Последний их день — 3 (16) июля 1918 года. Солнце взошло в 5 часов 5 минут, зашло в 22 часа 5 минут. Световой день длился 17 часов. Ничего необычного не случилось. Тот день зафиксировала в своей записной книжке Александра Федоровна: «Вторник. Серое утро, позднее вышло милое солнышко. Беби слегка простужен. Все ушли на полчаса на прогулку, осталась Ольга и я. Готовили лекарства. Татьяна читала духовное чтение, затем они ушли. Татьяна осталась со мной, и мы читали книгу пророка Амоса и книгу пророка Авдия. Потом болтали. Как обычно, комиссар пришел в наши комнаты, и наконец, после целой недели, принесли яйца для Беби. В 8 ужин. Внезапно вызвали Седнева повидаться с его дядей, и он исчез. Очень удивлюсь, если это правда и мы увидим его вновь. Играли в безик с Николаем. 10 с половиной пошли спать».
Солнца они больше никогда не увидят. Их разбудят в середине ночи, заставят быстро одеться, проведут в подвал-кладовую, и там прогремят выстрелы.
ЭПИЛОГ
В ночь с 16 (3) на 17 (4) июля 1918 года в Екатеринбурге совершилось страшное преступление. В подвале «Дома особого назначения» варварски убили императора Николай II Александровича, императрицу Александру Федоровну, цесаревича Алексея Николаевича, великих княжен Ольгу, Татьяну, Марию, Анастасию. Вместе с ними и за них погибли верные приближенные: доктор Е. С. Боткин, камердинер А. Е. Трупп, повар И. М. Харитонов, горничная А. М. Демидова.
Организаторы и исполнители прекрасно знали, что творят злодеяние. Ни с какой точки зрения, ни с какой идеологической меркой невозможно было понять и принять убийство женщин и детей. Поэтому публично лишь сообщили, что «Николай Романов расстрелян, а семья эвакуирована в надежное место». Потом коммунистический режим наложит на екатеринбургское событие жесткое табу, а в исторических сочинениях станут, открыто или завуалированно, непременно оправдывать преступление, выставлять какие-то «объективные причины», обусловившие убийство. Самая расхожая: от «бывшего царя» исходила угроза новой власти. Да, исходила, но не потому, что его освобождение привело бы к реставрации династии, как то нередко утверждали. В тот конкретный момент подобное было совершенно исключено. Главные силы антикоммунистического сопротивления не вели борьбы под флагом Романовых, и никто из членов царской фамилии ни в какой форме не участвовал в гражданской войне. Невозможно и вообразить, чтобы сам Николай Александрович, после всего случившегося, согласился бы снова стать во главе страны.
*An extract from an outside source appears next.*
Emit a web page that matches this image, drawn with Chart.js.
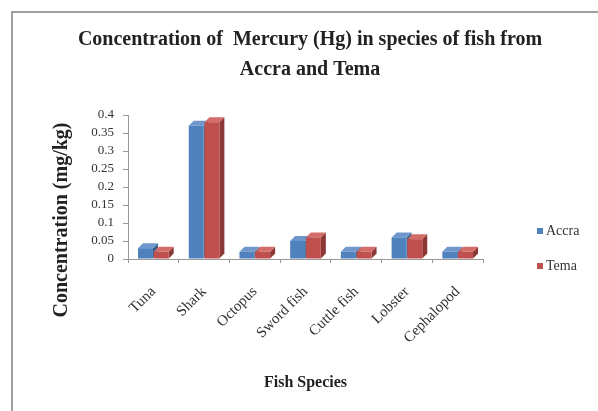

Но в перспективе возвращение к монархической форме правления отнюдь не было исключено. Здесь таилась основная угроза для новых хозяев. Несмотря на все дискредитации, поношения, шельмование, у большинства населения сохранялась внутренняя, глубинная привязанность к самодержавно-авторитарной власти, реальным воплощением которой и являлся екатеринбургский узник. Его убийство — сугубо политическая акция. Александра Федоровна была совершенно права, когда говорила, что Николай II «воплощает в себе Россию». Он оставался национальным символом, знаком русской государственной традиции, живым образом великой империи. Победившие интернационалисты уничтожали связь России с прошлым. Не могли не уничтожать. Та же причина обусловила и беспощадное истребление прочих членов династии. Никакой отдельно взятый великий князь не был страшен большевикам. Их пугала та идея, тот принцип, на которых многие века стояла Россия.
Убивали в Екатеринбурге не «бывшего полковника Романова», а именно царя. Много раз различные оправдатели большевиков писали о том, что ничего необычного тогда не произошло и «в других странах» подобное случалось. Вот, например, во Франции казнили же короля Людовика XVI и королеву Марию-Антуанетту. Да, казнили, и это тоже невозможно оправдать. Чужие преступления не могут служить индульгенцией для собственных злодеяний. Но нужно учитывать, что чету Капетингов убили не за то, что это король и королева, а по причине их конспиративных связей и заговорщической деятельности против республиканского строя. К тому же во Франции казнь провели гласно, при свете дня, с обнародованием хоть какого-то приговора. В России же дело обстояло совсем иначе. Николай Александрович борьбой с властью не занимался и смиренно относился к своей участи. А если бы занимался, если бы властям удалось уличить в чем-то, то не преминули бы с шумом и криком публично лишить его жизни. Сделали же все глубокой ночью, в подвале, потом несколько дней ликвидировали тела и хранили эту тайну неколебимо, а на публике лгали и лгали без конца.